_Input_:
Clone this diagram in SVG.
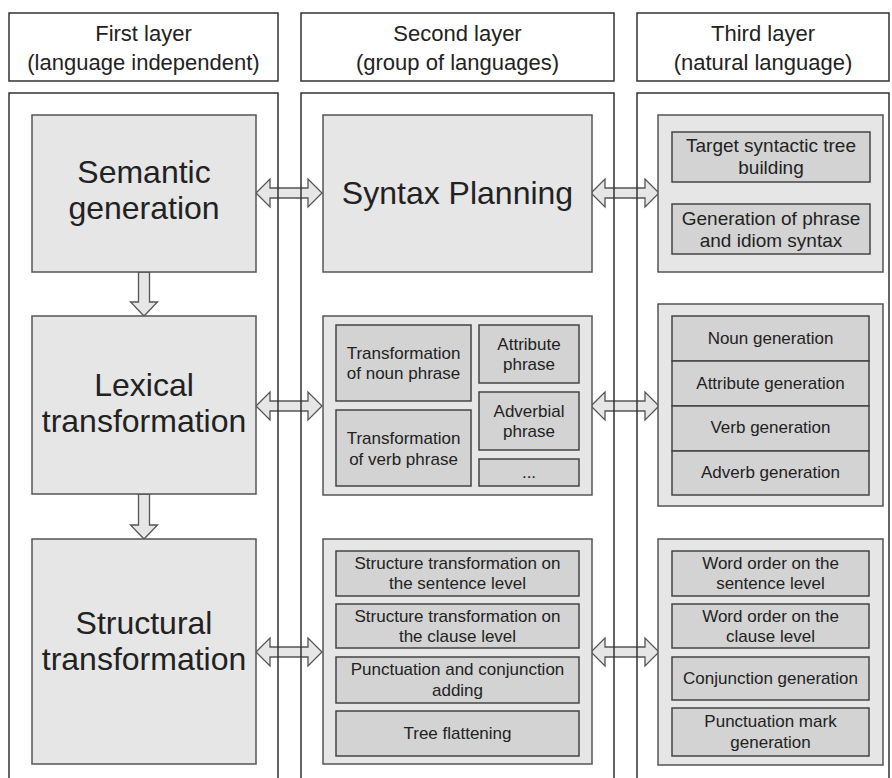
<svg xmlns="http://www.w3.org/2000/svg" width="892" height="778" viewBox="0 0 892 778">
  <style>
    .hdr { fill: #ffffff; stroke: #333333; stroke-width: 1.5; }
    .col { fill: none; stroke: #333333; stroke-width: 1.5; }
    .outer { fill: #e6e6e6; stroke: #555555; stroke-width: 1.5; }
    .inner { fill: #d3d3d3; stroke: #444444; stroke-width: 1.5; }
    .arrow { fill: #e6e6e6; stroke: #555555; stroke-width: 1.3; stroke-linejoin: miter; }
    text { font-family: "Liberation Sans", Arial, sans-serif; fill: #222222; text-anchor: middle; }
    .th { font-size: 22px; }
    .big { font-size: 32px; }
    .mid { font-size: 19px; }
    .sm { font-size: 17px; }
  </style>

  <rect width="892" height="778" fill="#ffffff"/>

  <!-- column headers -->
  <g id="header-first">
    <rect class="hdr" x="9" y="13" width="269" height="68"/>
    <text class="th" x="143.5" y="41">First layer</text>
    <text class="th" x="143.5" y="70">(language independent)</text>
  </g>
  <g id="header-second">
    <rect class="hdr" x="301" y="13" width="313" height="68"/>
    <text class="th" x="457.5" y="41">Second layer</text>
    <text class="th" x="457.5" y="70">(group of languages)</text>
  </g>
  <g id="header-third">
    <rect class="hdr" x="637" y="13" width="252" height="68"/>
    <text class="th" x="763" y="41">Third layer</text>
    <text class="th" x="763" y="70">(natural language)</text>
  </g>

  <!-- connectors (drawn under the column frames) -->
  <g id="connectors">
    <polygon class="arrow" points="256,193 270,179 270,188 308,188 308,179 322,193 308,207 308,198 270,198 270,207"/>
    <polygon class="arrow" points="591,193 605,179 605,188 645,188 645,179 659,193 645,207 645,198 605,198 605,207"/>
    <polygon class="arrow" points="256,406 270,392 270,401 308,401 308,392 322,406 308,420 308,411 270,411 270,420"/>
    <polygon class="arrow" points="591,406 605,392 605,401 645,401 645,392 659,406 645,420 645,411 605,411 605,420"/>
    <polygon class="arrow" points="256,652 270,638 270,647 308,647 308,638 322,652 308,666 308,657 270,657 270,666"/>
    <polygon class="arrow" points="591,652 605,638 605,647 645,647 645,638 659,652 645,666 645,657 605,657 605,666"/>
    <polygon class="arrow" points="138.5,272 149.5,272 149.5,302 157.5,302 144,316 130.5,302 138.5,302"/>
    <polygon class="arrow" points="138.5,494 149.5,494 149.5,525 157.5,525 144,539 130.5,525 138.5,525"/>
  </g>

  <!-- column frames, open at the bottom -->
  <g id="columns">
    <path class="col" d="M9,780 V93 H278 V780"/>
    <path class="col" d="M301,780 V93 H614 V780"/>
    <path class="col" d="M637,780 V93 H889 V780"/>
  </g>

  <!-- first layer -->
  <g id="semantic-generation">
    <rect class="outer" x="32" y="115" width="224" height="157"/>
    <text class="big" x="144" y="183">Semantic</text>
    <text class="big" x="144" y="219">generation</text>
  </g>
  <g id="lexical-transformation">
    <rect class="outer" x="32" y="316" width="224" height="178"/>
    <text class="big" x="144" y="396">Lexical</text>
    <text class="big" x="144" y="432">transformation</text>
  </g>
  <g id="structural-transformation">
    <rect class="outer" x="32" y="539" width="224" height="225"/>
    <text class="big" x="144" y="634">Structural</text>
    <text class="big" x="144" y="670">transformation</text>
  </g>

  <!-- second layer -->
  <g id="syntax-planning">
    <rect class="outer" x="323" y="115" width="269" height="157"/>
    <text class="big" x="457.5" y="204">Syntax Planning</text>
  </g>
  <g id="phrase-transformation">
    <rect class="outer" x="323" y="316" width="269" height="179"/>
    <g id="noun-phrase">
      <rect class="inner" x="336" y="325" width="135" height="76"/>
      <text class="sm" x="403.5" y="359">Transformation</text>
      <text class="sm" x="403.5" y="379">of noun phrase</text>
    </g>
    <g id="verb-phrase">
      <rect class="inner" x="336" y="410" width="135" height="76"/>
      <text class="sm" x="403.5" y="444">Transformation</text>
      <text class="sm" x="403.5" y="465">of verb phrase</text>
    </g>
    <g id="attribute-phrase">
      <rect class="inner" x="479" y="325" width="100" height="58"/>
      <text class="sm" x="529" y="350">Attribute</text>
      <text class="sm" x="529" y="370">phrase</text>
    </g>
    <g id="adverbial-phrase">
      <rect class="inner" x="479" y="392" width="100" height="58"/>
      <text class="sm" x="529" y="417">Adverbial</text>
      <text class="sm" x="529" y="437">phrase</text>
    </g>
    <g id="more-phrases">
      <rect class="inner" x="479" y="459" width="100" height="27"/>
      <text class="sm" x="529" y="478">...</text>
    </g>
  </g>
  <g id="structure-transformation">
    <rect class="outer" x="323" y="539" width="269" height="225"/>
    <g id="sentence-level">
      <rect class="inner" x="336" y="551" width="243" height="45"/>
      <text class="sm" x="457.5" y="569">Structure transformation on</text>
      <text class="sm" x="457.5" y="589">the sentence level</text>
    </g>
    <g id="clause-level">
      <rect class="inner" x="336" y="604" width="243" height="44"/>
      <text class="sm" x="457.5" y="622">Structure transformation on</text>
      <text class="sm" x="457.5" y="642">the clause level</text>
    </g>
    <g id="punctuation-adding">
      <rect class="inner" x="336" y="657" width="243" height="46"/>
      <text class="sm" x="457.5" y="675">Punctuation and conjunction</text>
      <text class="sm" x="457.5" y="696">adding</text>
    </g>
    <g id="tree-flattening">
      <rect class="inner" x="336" y="711" width="243" height="45"/>
      <text class="sm" x="457.5" y="739">Tree flattening</text>
    </g>
  </g>

  <!-- third layer -->
  <g id="syntactic-tree">
    <rect class="outer" x="658" y="115" width="225" height="157"/>
    <g id="tree-building">
      <rect class="inner" x="672" y="132" width="198" height="50"/>
      <text class="mid" x="771" y="152">Target syntactic tree</text>
      <text class="mid" x="771" y="174">building</text>
    </g>
    <g id="idiom-syntax">
      <rect class="inner" x="672" y="204" width="198" height="50"/>
      <text class="mid" x="771" y="225">Generation of phrase</text>
      <text class="mid" x="771" y="247">and idiom syntax</text>
    </g>
  </g>
  <g id="word-generation">
    <rect class="outer" x="658" y="304" width="225" height="202"/>
    <g id="noun-generation">
      <rect class="inner" x="672" y="316" width="197" height="45"/>
      <text class="sm" x="770.5" y="344">Noun generation</text>
    </g>
    <g id="attribute-generation">
      <rect class="inner" x="672" y="361" width="197" height="45"/>
      <text class="sm" x="770.5" y="389">Attribute generation</text>
    </g>
    <g id="verb-generation">
      <rect class="inner" x="672" y="406" width="197" height="45"/>
      <text class="sm" x="770.5" y="433">Verb generation</text>
    </g>
    <g id="adverb-generation">
      <rect class="inner" x="672" y="451" width="197" height="44"/>
      <text class="sm" x="770.5" y="478">Adverb generation</text>
    </g>
  </g>
  <g id="word-order">
    <rect class="outer" x="658" y="539" width="225" height="226"/>
    <g id="word-order-sentence">
      <rect class="inner" x="672" y="551" width="197" height="45"/>
      <text class="sm" x="770.5" y="569">Word order on the</text>
      <text class="sm" x="770.5" y="589">sentence level</text>
    </g>
    <g id="word-order-clause">
      <rect class="inner" x="672" y="604" width="197" height="44"/>
      <text class="sm" x="770.5" y="622">Word order on the</text>
      <text class="sm" x="770.5" y="642">clause level</text>
    </g>
    <g id="conjunction-generation">
      <rect class="inner" x="672" y="657" width="197" height="43"/>
      <text class="sm" x="770.5" y="684">Conjunction generation</text>
    </g>
    <g id="punctuation-generation">
      <rect class="inner" x="672" y="708" width="197" height="48"/>
      <text class="sm" x="770.5" y="727">Punctuation mark</text>
      <text class="sm" x="770.5" y="748">generation</text>
    </g>
  </g>
</svg>
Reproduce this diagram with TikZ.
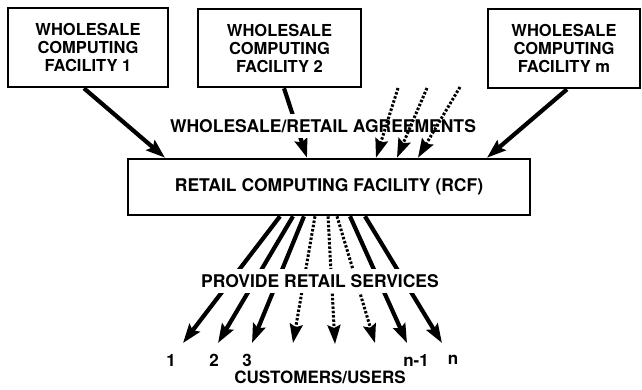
\documentclass[tikz,border=0pt]{standalone}
\usepackage{fontspec}
\setmainfont{TeX Gyre Heros}
\usetikzlibrary{arrows.meta}

\begin{document}
\begin{tikzpicture}[
    x=1pt,
    y=-1pt,
    >={Stealth[length=19pt, width=13pt, inset=3pt]},
    facility/.style={draw, line width=2.6pt, align=center, inner sep=0pt,
        font=\bfseries\fontsize{16.5}{18}\selectfont},
    feed/.style={->, line width=4.2pt},
    feedopt/.style={->, line width=3pt, dash pattern=on 2.5pt off 1.8pt},
    lab/.style={font=\bfseries\fontsize{17.5}{20}\selectfont, fill=white, inner xsep=2pt, inner ysep=5pt},
    num/.style={font=\bfseries\fontsize{17}{20}\selectfont, inner sep=1pt}
]
\useasboundingbox (0,0) rectangle (642,389);

% --- Wholesale facilities ---
\node[facility, minimum width=160pt, minimum height=79pt] (wcf1) at (88,47.5) {WHOLESALE\\COMPUTING\\FACILITY 1};
\node[facility, minimum width=163pt, minimum height=78pt] (wcf2) at (279.5,48) {WHOLESALE\\COMPUTING\\FACILITY 2};
\node[facility, minimum width=152pt, minimum height=79pt] (wcfm) at (564,48.5) {WHOLESALE\\COMPUTING\\FACILITY m};

% --- Retail facility ---
\node[facility, minimum width=402pt, minimum height=56pt, font=\bfseries\fontsize{17.5}{20}\selectfont] (rcf) at (329,187) {RETAIL COMPUTING FACILITY (RCF)};

% free ends of the dotted agreements
\coordinate (a1) at (398,88);
\coordinate (a2) at (427,88);
\coordinate (a3) at (460,87);

% --- Agreements (wholesale -> retail) ---
\path
([xshift=-4pt]wcf1.south) edge[feed] ([xshift=-164pt]rcf.north)
([xshift=4.5pt]wcf2.south) edge[feed] ([xshift=-22pt]rcf.north)
([xshift=3pt]wcfm.south) edge[feed] ([xshift=158pt]rcf.north);

\node[lab] (agree) at (323,126) {WHOLESALE/RETAIL AGREEMENTS};

\path
(a1) edge[feedopt] ([xshift=47pt]rcf.north)
(a2) edge[feedopt] ([xshift=68pt]rcf.north)
(a3) edge[feedopt] ([xshift=89pt]rcf.north);

% --- Customers ---
\coordinate (t1) at (183,343);
\coordinate (t2) at (218,343);
\coordinate (t3) at (252,343);
\coordinate (t4) at (293,343);
\coordinate (t5) at (335,344);
\coordinate (t6) at (375,343);
\coordinate (t7) at (407,343);
\coordinate (t8) at (442,343);

\path
([xshift=-49pt]rcf.south) edge[feed] (t1)
([xshift=-36pt]rcf.south) edge[feed] (t2)
([xshift=-25pt]rcf.south) edge[feed] (t3)
([xshift=-14pt]rcf.south) edge[feedopt] (t4)
([xshift=-1pt]rcf.south) edge[feedopt] (t5)
([xshift=8pt]rcf.south) edge[feedopt] (t6)
([xshift=21pt]rcf.south) edge[feed] (t7)
([xshift=36pt]rcf.south) edge[feed] (t8);

\node[lab] (serv) at (320,281) {PROVIDE RETAIL SERVICES};

\node[num] (c1) at (171,360) {1};
\node[num] (c2) at (214,360) {2};
\node[num] (c3) at (247,360) {3};
\node[num] (cn1) at (416,360) {n-1};
\node[num] (cn) at (453,360) {n};
\node[num] (users) at (320,377) {CUSTOMERS/USERS};

\end{tikzpicture}
\end{document}
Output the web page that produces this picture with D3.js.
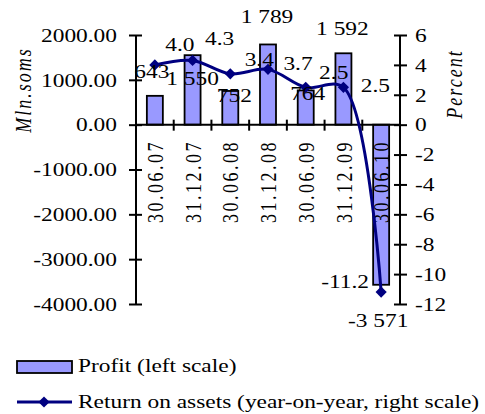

_To do_:
Reply with the number of lines in the preceding entries that contain "diagram", and no other words.

_Exercise solution_:
2